Later, the fisherman declares, “I’ve been doing some research”, and describes how The Kitchen brought “a bunch of American experimental artists to countries in Europe” during the 1980s, on a tour sponsored by the US government’s International Communication Agency, which “had a clear geopolitical agenda”. Despite this, he says, “The Kitchen found itself free to ignore this agenda and use the opportunity to simply promote artists and ideas that they found worth promoting”. Feeling “inspired” by his research, the fisherman decides to embrace his own creative freedom “while officially embarking on the mission assigned [him] by the government”. “They’ve given me access to all sorts of resources”, he says. “I’m convinced I can put it all to far greater use”. At this point, it would be easy to interpret his lines as a proxy for the artist’s own intentions with the project – a reflection both on the historic scope of institutional critique as well as its limitations.

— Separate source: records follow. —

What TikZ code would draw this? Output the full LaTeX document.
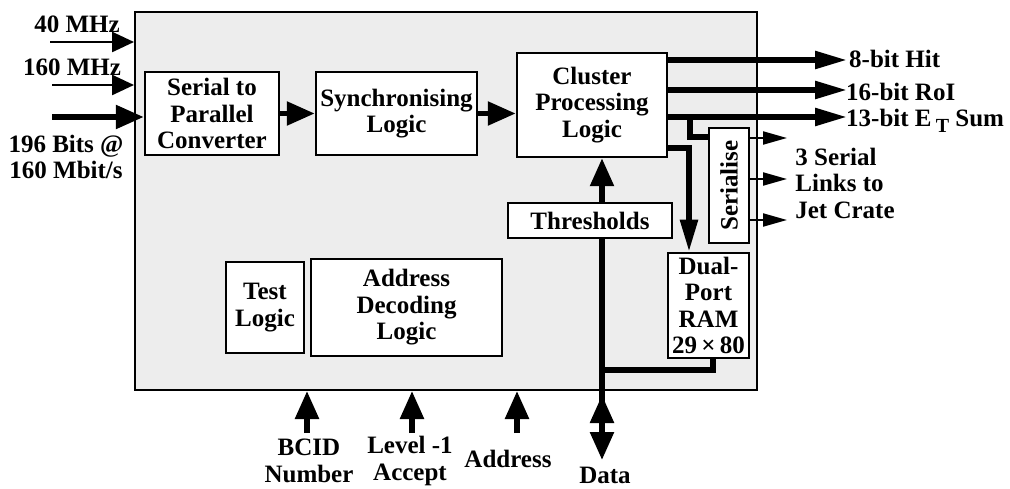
\documentclass[tikz,border=0pt]{standalone}
\usepackage{fontspec}
\setmainfont{Liberation Serif}
\usetikzlibrary{arrows.meta,positioning}

\tikzset{
    blk/.style={draw, line width=2.5pt, fill=white, align=center, inner sep=0pt},
    bus/.style={line width=5.5pt, -{Triangle[length=28pt,width=23pt]}},
    outbus/.style={line width=5.5pt, -{Triangle[length=32pt,width=17pt]}},
    wire/.style={line width=5.5pt},
    sig/.style={line width=2.5pt, -{Triangle[length=22pt,width=20pt]}},
    lnk/.style={line width=2pt, -{Triangle[length=24pt,width=13pt]}},
    lbl/.style={align=center, inner sep=0pt},
}

\begin{document}
\begin{tikzpicture}[x=1pt, y=-1pt, font=\fontsize{25}{26.5}\selectfont\bfseries]
    \useasboundingbox (0,0) rectangle (1010,489);
    \node [draw, line width=2pt, fill=black!7, minimum width=622pt, minimum height=378pt, inner sep=0pt] (chip) at (446,201) {};

    % blocks
    \node [blk, minimum width=134pt, minimum height=83pt] (s2p) at (212,113.5) {Serial to\\Parallel\\Converter};
    \node [blk, minimum width=161pt, minimum height=83pt] (sync) at (396.5,113.5) {Synchronising\\Logic};
    \node [blk, minimum width=150pt, minimum height=104pt] (clus) at (592,105) {Cluster\\Processing\\Logic};
    \node [blk, minimum width=164pt, minimum height=35pt] (thr) at (590,220.5) {Thresholds};
    \node [blk, minimum width=40pt, minimum height=115pt] (ser) at (729,185.5) {\rotatebox{90}{Serialise}};
    \node [blk, minimum width=81pt, minimum height=105pt] (ram) at (708.5,305.5) {Dual-\\Port\\RAM\\29\,×\,80};
    \node [blk, minimum width=78pt, minimum height=91pt] (test) at (265,307.5) {Test\\Logic};
    \node [blk, minimum width=191pt, minimum height=97pt] (adec) at (406.5,307.5) {Address\\Decoding\\Logic};

    % inputs on the left
    \coordinate (in40) at (50,42);
    \coordinate (in160) at (52,85);
    \coordinate (inbits) at (52,117);
    \draw [sig] (in40) -- (in40 -| chip.west);
    \draw [sig] (in160) -- (in160 -| chip.west);
    \draw [bus] (inbits) -- (inbits -| s2p.west);
    \node [lbl] (l40) at (77,24) {40 MHz};
    \node [lbl] (l160) at (72,67) {160 MHz};
    \node [lbl] (lbits) at (66,157) {196 Bits @\\160 Mbit/s};

    \draw [bus] (s2p.east) -- (sync.west);
    \draw [bus] (sync.east) -- (sync.east -| clus.west);

    % outputs
    \coordinate (hit) at (847,60);
    \coordinate (roi) at (847,90);
    \coordinate (sum) at (847,117);
    \draw [outbus] (clus.east |- hit) -- (hit);
    \draw [outbus] (clus.east |- roi) -- (roi);
    \draw [outbus] (clus.east |- sum) -- (sum);
    \node [anchor=base west, inner sep=0pt] (lhit) at (849,68) {8-bit Hit};
    \node [anchor=base west, inner sep=0pt] (lroi) at (846,101) {16-bit RoI};
    \node [anchor=base west, inner sep=0pt] (lsum) at (846,127) {13-bit E\,\raisebox{-6pt}{\fontsize{20}{20}\selectfont T} Sum};

    \coordinate (tap) at (690,117);
    \coordinate (serin) at (690,137);
    \draw [wire] (tap) -- (serin) -- (serin -| ser.west);
    \foreach \y/\n in {138/a, 179/b, 220/c} {
        \coordinate (lk\n) at (787,\y);
        \draw [lnk] (ser.east |- lk\n) -- (lk\n);
    }
    \node [align=left, inner sep=0pt] (llinks) at (845,183) {3 Serial\\Links to\\Jet Crate};

    \coordinate (rambend) at (689,148);
    \draw [outbus] (clus.east |- rambend) -- (rambend) -- (rambend |- ram.north);

    % thresholds and data bus
    \coordinate (dtop) at (602,238);
    \coordinate (dend) at (602,460);
    \coordinate (dmid) at (602,428);
    \coordinate (dup) at (602,395);
    \draw [bus] (dtop |- thr.north) -- (dtop |- clus.south);
    \draw [bus] (dtop) -- (dend);
    \draw [bus] (dmid) -- (dup);
    \coordinate (ramtap) at (713,370);
    \draw [wire] (ramtap |- ram.south) -- (ramtap) -- (ramtap -| dend);

    % inputs at the bottom
    \foreach \x/\n in {307/bcid, 412/lvl, 517/addr} {
        \coordinate (\n) at (\x,433);
        \draw [bus] (\n) -- (\n |- chip.south);
    }
    \node [lbl] (lbcid) at (309,461) {BCID\\Number};
    \node [lbl] (llvl) at (410,461) {Level -1\\Accept};
    \node [lbl] (laddr) at (508,459) {Address};
    \node [lbl] (ldata) at (605,475) {Data};
\end{tikzpicture}
\end{document}
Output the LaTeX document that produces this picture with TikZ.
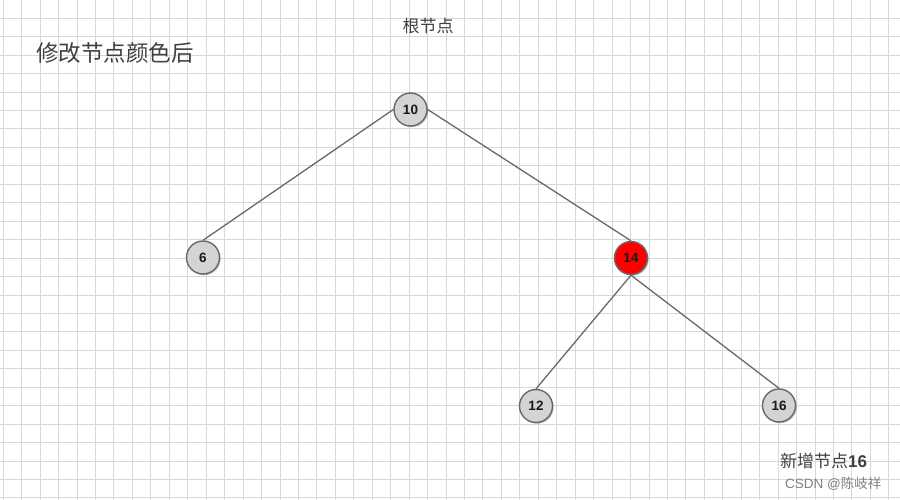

Yet as a conceptual tradition, it does not adequately characterise Made for Telefishion.
While it’s a tried and true tactic to appropriate an institution’s resources for ‘greater’ purposes (just as Rowland attempted to devalue Dia’s land as part of a sanctioned exhibition), Wong seemed to be doing the opposite. Her exhibition presented an aesthetic culmination of self-study that propagated an institutional agenda with a wink and a nod. While Plot took a nominally agonistic approach, Made for Telefishion’s congeniality towards The Kitchen hinted at a stranger phenomenon: the merging of the research-based artist with the artist-as-curator (à la Fred Wilson), into what might be called the artist-as-curator-of-institutional-history. This figure promotes the institution rather than being promoted by it, repackaging institutional identities rather than reorganising its collections. While Rowland seemed intent on performing institutional critique as it was practised by Asher, Wilson and others before, Made for Telefishion gave a glimpse of how artists and institutions may have implicitly decided, after decades of negotiations, to move forward together as co-authors.